Hi Bart,
sorry for not replying earlier, as I am very new to NVMe/UFS spec and was figuring out few details about them.
On 7/21/23 18:40, Shyam Saini wrote:
+config RPMB
- tristate "RPMB partition interface"
- help
Unified RPMB partition interface for RPMB capable devices such as
eMMC and UFS. Provides interface for in kernel security
controllers to
access RPMB partition.
If unsure, select N.
Please also mention NVMe.
Sure,
Please change the word "partition" into "unit" to avoid confusion with the concept "LBA range partition".
sure, in next iteration
+static DEFINE_IDA(rpmb_ida);
How are accesses to this IDA serialized?
I will look into that.
+/**
- rpmb_get_capacity() - returns the capacity of the rpmb device
- @rdev: rpmb device
- Return:
capacity of the device in units of 128K, on success
-EINVAL on wrong parameters
-EOPNOTSUPP if device doesn't support the requested operation
< 0 if the operation fails
- */
Why in units of 128 KiB?
I think UFS/eMMC RPMB spec suggests size of RPMB multiple of 128K and NVMe spec suggests RPMB Data Area to be multiple of 128K as well.
+/**
- rpmb_dev_find_by_device() - retrieve rpmb device from the parent
device
- @parent: parent device of the rpmb device
- @target: RPMB target/region within the physical device
- Return: NULL if there is no rpmb device associated with the parent
device
- */
Can an NVMe controller have multiple RPMB units?

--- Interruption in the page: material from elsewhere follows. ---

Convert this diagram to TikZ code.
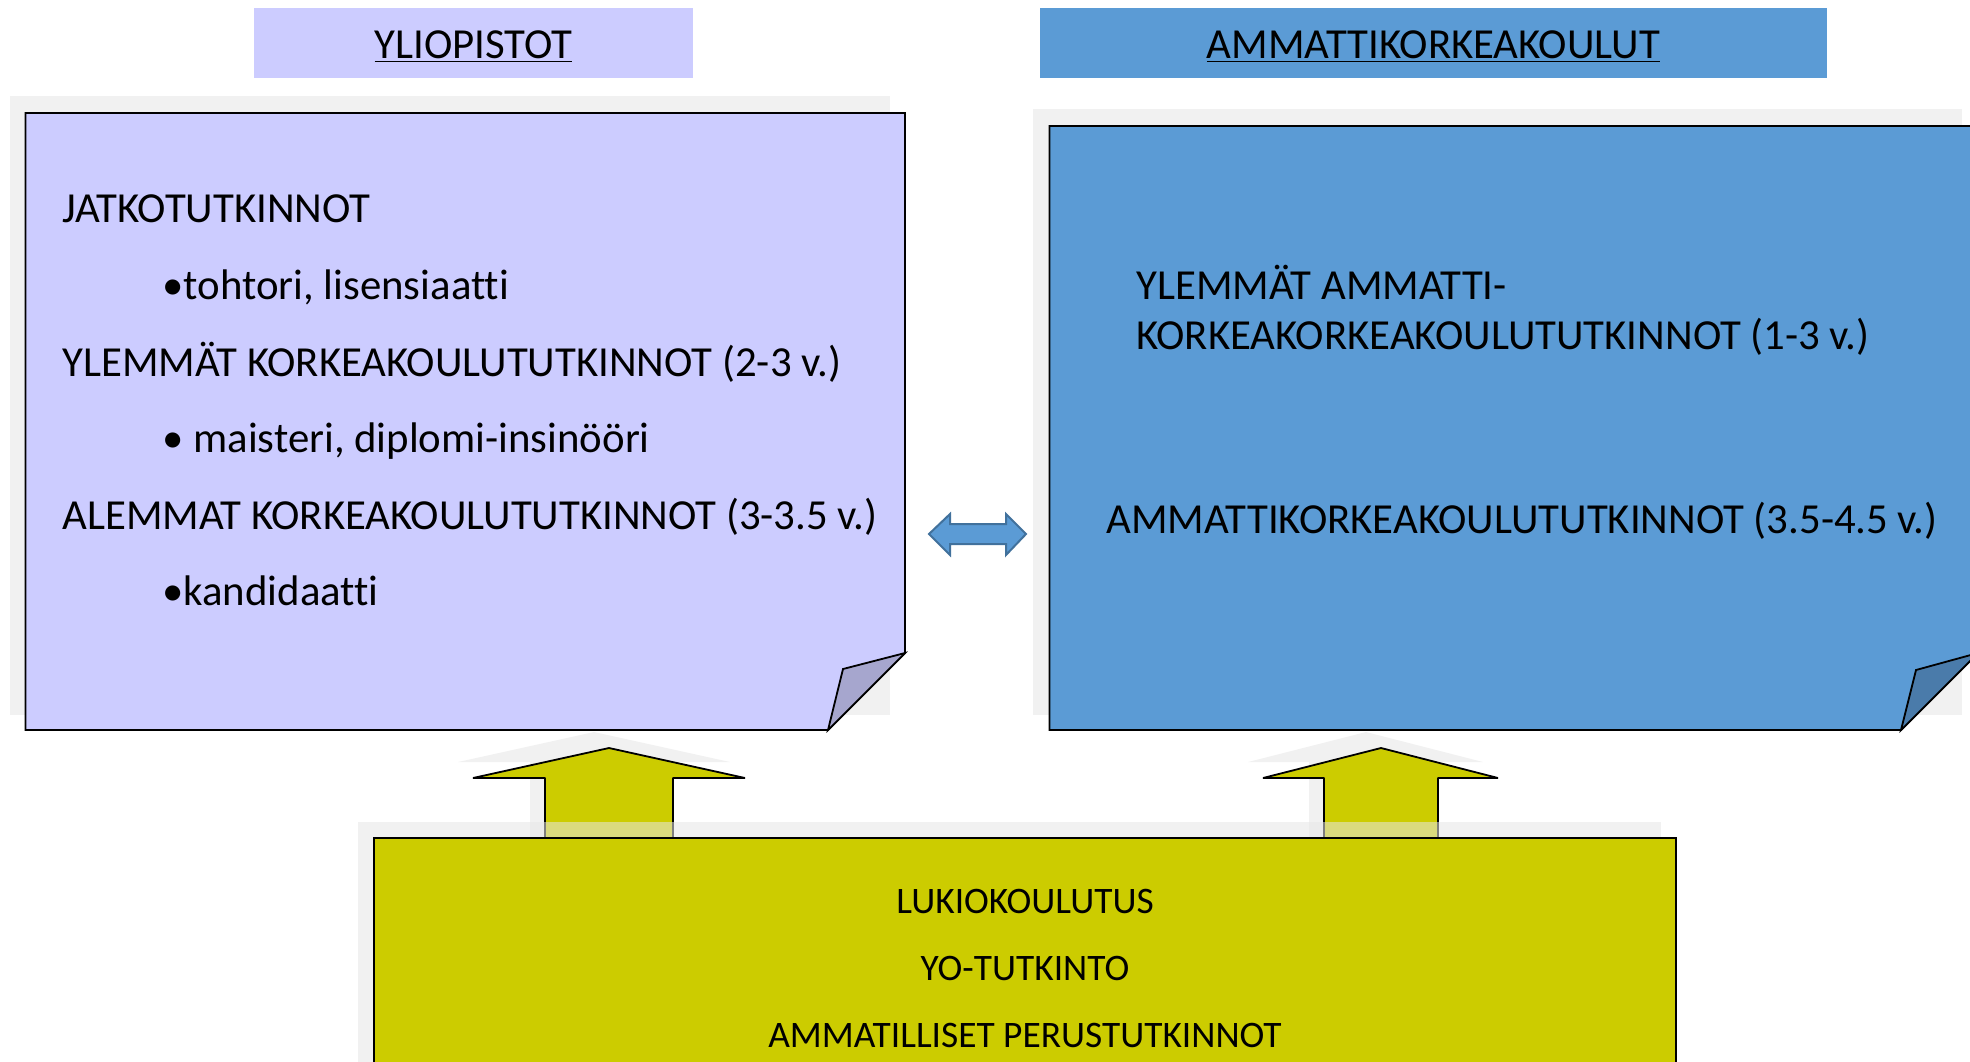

From the NVMe specification: "The controller may support multiple RPMB targets."
That we have to figure, I see NVMe device can have upto 7 RPMB targets/units
Can rpmb_dev_find_by_device() be used if multiple RPMB units are associated with a single controller?
That's not finalised yet, but we some ideas from Optee folks on the other replies.
+/**
- rpmb_dev_register - register RPMB partition with the RPMB subsystem
- @dev: storage device of the rpmb device
- @target: RPMB target/region within the physical device
- @ops: device specific operations
- Return: a pointer to rpmb device
- */
+struct rpmb_dev *rpmb_dev_register(struct device *dev, u8 target,
const struct rpmb_ops *ops)
+{
- struct rpmb_dev *rdev;
- int id;
- int ret;
- if (!dev || !ops)
return ERR_PTR(-EINVAL);
- if (!ops->program_key)
return ERR_PTR(-EINVAL);
- if (!ops->get_capacity)
return ERR_PTR(-EINVAL);
- if (!ops->get_write_counter)
return ERR_PTR(-EINVAL);
- if (!ops->write_blocks)
return ERR_PTR(-EINVAL);
- if (!ops->read_blocks)
return ERR_PTR(-EINVAL);
- rdev = kzalloc(sizeof(*rdev), GFP_KERNEL);
- if (!rdev)
return ERR_PTR(-ENOMEM);
- id = ida_simple_get(&rpmb_ida, 0, 0, GFP_KERNEL);
- if (id < 0) {
ret = id;
goto exit;
- }
- mutex_init(&rdev->lock);
- rdev->ops = ops;
- rdev->id = id;
- rdev->target = target;
- dev_set_name(&rdev->dev, "rpmb%d", id);
- rdev->dev.class = &rpmb_class;
- rdev->dev.parent = dev;
- rpmb_cdev_prepare(rdev);
- ret = device_register(&rdev->dev);
- if (ret)
goto exit;
- rpmb_cdev_add(rdev);
- dev_dbg(&rdev->dev, "registered device\n");
- return rdev;
+exit:
- if (id >= 0)
ida_simple_remove(&rpmb_ida, id);
- kfree(rdev);
- return ERR_PTR(ret);
+}
How is user space software supposed to map an NVMe RPMB target ID to an RPMB device name?
I am not sure, this driver aims to provide in kernel RPMB access APIs, user space support may be added later on, but i will look if the current RFC version has any implication on future user-space support.
+MODULE_AUTHOR("Intel Corporation");
Shouldn't this be the name of a person instead of the name of a company?
Thanks, I will address that in next iteration.
Please keep posted your reviews and feedback.